By combining the application designer’s feature/functionality view of the world with the IT Operations Manager’s data centre policies and constraints, SDM models can be defined and fed through a validation process to identify errors; but a development environment in itself if not enough. Knowledge is the key to management and the diagram below shows a desired state (models, constraints, policy, prescriptive guidance, SLAs, patches) being replicated down (Emanuel refers to this as “ought-ness”) and an actual state (inventory, metrics, events, alerts, compliance, service level, results – the “is-ness”) being replicated up. The art of management is resolving conflicts between the “ought-ness” and the “is-ness” states. Furthermore, this management is not performed using an expensive tool but is actually the knowledge held by administrators and operators which needs to be re-used. The DSI vision is self-managing systems so that every application is delivered with a model which can be deployed across every Windows system.

Managing systems

SDM models are held in a models database and applied through each of the Microsoft operations framework (MOF)/IT infrastructure library (ITIL) workflows to synchronise with reality. Operational systems feed this information into a data warehouse which stores a point in time view of this reality (the “was-ness”). Taking this a step further, by applying “what-if scenarios” (“could-ness”) to this historic state, the potential (“good-ness”) of what should be (“should-ness”, or future “ought-ness”) can be modelled (i.e. capacity planning).

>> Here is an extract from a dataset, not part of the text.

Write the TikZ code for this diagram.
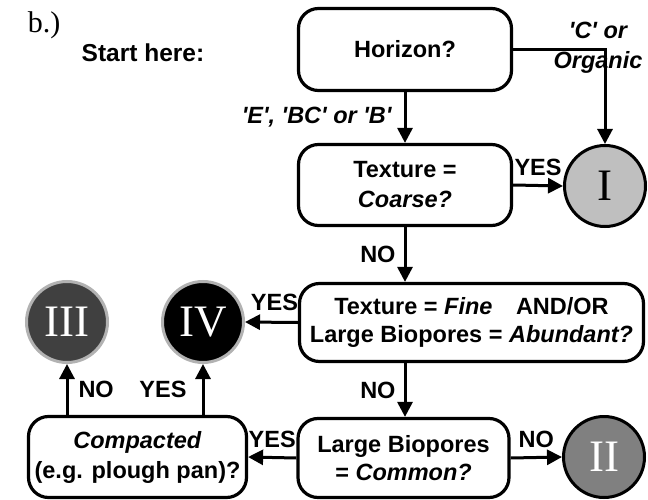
\documentclass[tikz,border=0pt]{standalone}
\usepackage{fontspec}
\setmainfont{Liberation Sans}
\newfontfamily\numfont{Liberation Serif}
\usetikzlibrary{arrows.meta}
\newcommand\sq{\textquotesingle}
\definecolor{circI}{gray}{0.75}
\definecolor{circII}{gray}{0.5}
\definecolor{circIII}{gray}{0.25}
\definecolor{ringgray}{gray}{0.7}
\begin{document}
\begin{tikzpicture}[x=1pt,y=-1pt,
  txt/.style={font=\bfseries\fontsize{23.5}{28}\selectfont},
  qbox/.style={draw, line width=3.2pt, rounded corners=20pt, txt, align=center, inner sep=0pt},
  leaf/.style={circle, line width=3pt, inner sep=0pt, minimum size=81pt, font=\numfont\fontsize{45}{45}\selectfont},
  lab/.style={txt, inner sep=0pt},
  flow/.style={line width=3pt, -{Triangle[length=15pt,width=15pt]}}
]
\useasboundingbox (0,0) rectangle (648,500);

% question boxes
\node[qbox, minimum width=213pt, minimum height=82pt] (horizon) at (405,49.5) {Horizon?};
\node[qbox, minimum width=213pt, minimum height=81pt] (coarse) at (405,185) {Texture =\\[2pt]\textit{Coarse?}};
\node[qbox, minimum width=344pt, minimum height=78pt] (fine) at (471.5,322.5) {Texture = \textit{Fine}\quad AND/OR\\Large Biopores = \textit{Abundant?}};
\node[qbox, minimum width=211pt, minimum height=79pt] (common) at (403.5,458) {Large Biopores\\= \textit{Common?}};
\node[qbox, minimum width=218pt, minimum height=81pt] (compact) at (137.5,457) {\textit{Compacted}\\[2pt](e.g. plough pan)?};

% outcome classes
\node[leaf, draw=black, fill=circI, text=black] (cI) at (605,186) {I};
\node[leaf, draw=black, fill=circII, text=white] (cII) at (604,457) {II};
\node[leaf, draw=ringgray, fill=circIII, text=white] (cIII) at (67,322) {III};
\node[leaf, draw=ringgray, fill=black, text=white] (cIV) at (203,322) {IV};

% free text
\node[font=\numfont\fontsize{30}{30}\selectfont, inner sep=0pt] (tag) at (44,25) {b.)};
\node[lab, font=\bfseries\fontsize{24.5}{28}\selectfont] (start) at (143,53) {Start here:};

% connectors
\draw[flow] (horizon.south) -- (coarse.north)
  node[lab, pos=0.5, left=12pt] {\itshape\sq E\sq, \sq BC\sq\ or \sq B\sq};
\draw[flow] (horizon.east) -| (cI.north);
\node[lab, align=center, font=\bfseries\itshape\fontsize{23.5}{30}\selectfont] (corg) at (598,48) {\sq C\sq\ or\\Organic};
\draw[flow] (coarse.east) -- (cI.west) node[lab, midway, above=8pt] {YES};
\draw[flow] (coarse.south) -- (coarse.south |- fine.north)
  node[lab, midway, left=8pt] {NO};
\draw[flow] (fine.west) -- (cIV.east) node[lab, midway, above=10pt, xshift=3pt] {YES};
\draw[flow] (coarse.south |- fine.south) -- (coarse.south |- common.north)
  node[lab, midway, left=8pt] {NO};
\draw[flow] (common.east) -- (cII.west) node[lab, midway, above=8pt] {NO};
\draw[flow] (common.west) -- (compact.east) node[lab, midway, above=8pt] {YES};
\draw[flow] (cIII.south |- compact.north) -- (cIII.south)
  node[lab, midway, right=10pt] {NO};
\draw[flow] (cIV.south |- compact.north) -- (cIV.south)
  node[lab, midway, left=15pt] {YES};
\end{tikzpicture}
\end{document}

Of course, Microsoft is a product and technology company and so they have products which map on to this approach. Looking at the MOF model, each quadrant has associated products:

  • Changing: Microsoft Systems Management Server.
  • Operating: Microsoft Operations Manager; Microsoft System Center Data Protection Manager.
  • Supporting: Microsoft Visual Studio 2005 Team System; Microsoft Business Solutions CRM.
  • Optimising: Microsoft System Center Capacity Manager; Microsoft System Center Reporting Manager.

To summarise, DSI consists of a number of core technical principles:

  • Software platforms and tools that enable knowledge of an IT system (architectural intent; operational environment; IT policies; resource needs; across platforms)…
  • …to be captured in software models (MOM management packs; software update manifests; SDMs)…
  • …that can be created, modified and operated upon across the IT lifecycle (develop, operate, analyse/act).

In terms of product, Microsoft has currently defined three waves of products to support the move to dynamic systems:

  • System Center Wave 1 is happening now and consists of:
    • Microsoft System Center Capacity Manager 2006 (codenamed Indy).
    • Microsoft System Center Reporting Manager 2005.
    • Microsoft Systems Management Server 2003 (service pack 1).
    • Microsoft System Center Data Protection Manager 2006.
    • Microsoft Operations Manager 2005.
    • Microsoft Visual Studio 2005.
    • Microsoft Windows Server 2003 R2 WS-Management.
  • System Center Wave 2 should happen around 2006-2007 and includes:
    • Windows Server (codenamed Longhorn).
    • Microsoft System Center Capacity Manager v2.
    • Microsoft Operations Manager v3.
    • Microsoft System Management Server v4.
    • Microsoft System Center Reporting Manager v2.
  • System Center Wave 3 is due around 2008-2009, and is when the various strands of the DSI can finally be pulled together.